Sri Lanka offers information on war detainees

Sri Lankan Airforce soldiers march in Colombo, 2011. Sri Lankan authorities released information for the first time about thousands of people held under draconian anti-terror laws despite it being three years since Tamil rebels were crushed.

Sri Lankan authorities released information for the first time on Sunday about thousands of people held under draconian anti-terror laws despite it being three years since Tamil rebels were crushed.

Police spokesman Ajith Rohana said an information centre was set up to provide details of detainees, a long-standing demand of rights groups which accuse the government of holding thousands of suspects without trial.

"Information about those who were arrested by the TID (the police's Terrorist Investigation Department) will be given to their immediate family members," Rohana said.

He did not say how many were still being held by the TID.

The US has been pressing Sri Lanka to improve its human rights record and address allegations of war crimes in the final phase of its battle against Tamil Tiger rebels in May 2009.

In March the UN Human Rights Council moved a resolution against Sri Lanka over its no-holds-barred military offensive that ended nearly four decades of ethnic war by crushing the Tiger leadership.

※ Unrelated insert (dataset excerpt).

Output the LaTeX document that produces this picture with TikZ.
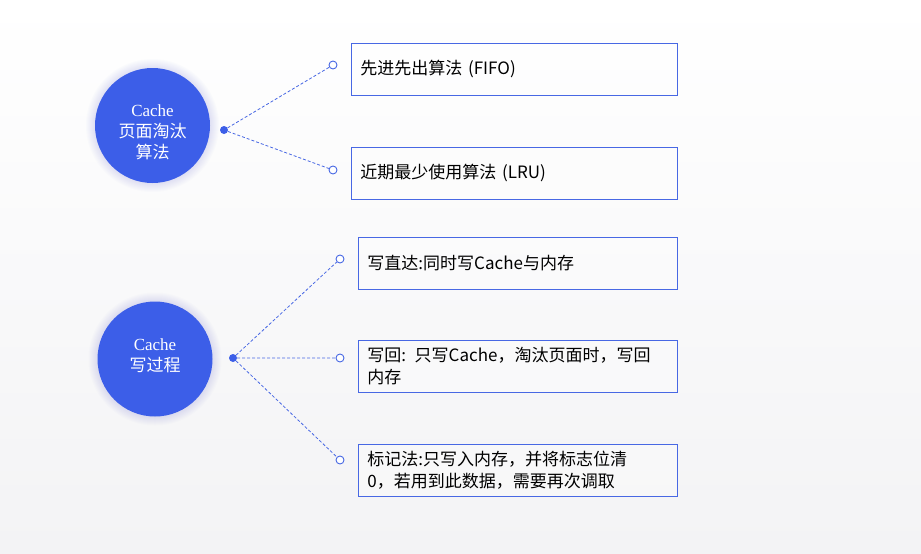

Rights groups say up to 40,000 civilians also perished in the final offensive, but Sri Lanka maintains that not a single civilian was killed by its troops.

The government says some 12,000 Tamil rebels surrendered to security forces as the guerrillas faced annihilation and that most of those who gave themselves up have since been "rehabilitated" and reunited with their families.

But a large number still remain unaccounted for, according to rights groups and a domestic probe which has stopped short of blaming the military for any excesses.